Comment 5 for bug 383102

Revision history for this message
Alexander Belchenko (bialix) wrote : Re: [Bug 383102] [NEW] bzr search can't find non-ascii text

Robert Collins пишет:
> On Thu, 2009-06-04 at 09:01 +0000, Alexander Belchenko wrote:
>> I think bzr-search should use files content "as is", without decoding it
>> to unicode. Because there is currently no way to absolutely correctly
>> guess encoding and bzr has no file properties to attach this sort of
>> info to the committed content.
>
> This works too; OTOH it would be good to handle things like png with
> metadata headers more sensibly.

Well, search for non-ascii text with my encoding patch *does not* work
for me.

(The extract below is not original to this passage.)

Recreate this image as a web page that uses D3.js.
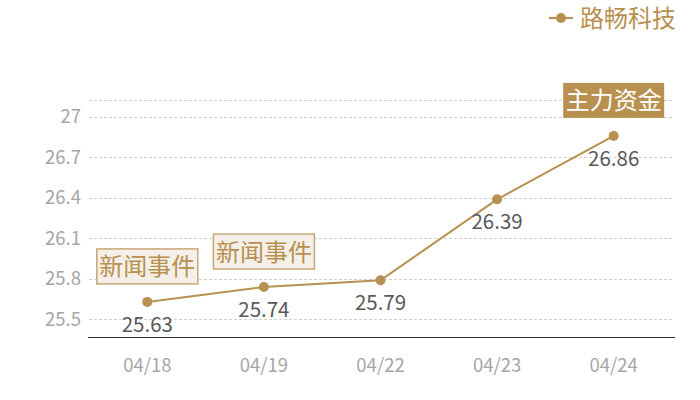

I don't know how to look at your raw indices, but I can provide
testing branch with russian text.

>> In qbzr we're using special command-line option --encoding to specify
>> file content encoding for diff/annotate. This approach works well.
>> Default encoding is utf-8 there.
>
>> I suggest to provide similar option to search command, e.g.
>>
>> bzr search тест --encoding cp1251
>>
>> so this encoding argument will be used to encode command-line (unicode)
>> argument тест to some specific encoding and then used verbatim to search.
>>
>> Does it make sense for you?
>
> It certainly works better with bzr's lack of knowledge of file
> encodings. But how will bzr-search know how to output the file's
> contents sensibly? (For the hit preview).

There is only one way today: show it "as is". This is how annotate, cat
  and diff works today. And people don't complain. I don't see the way
to make it better without file properties.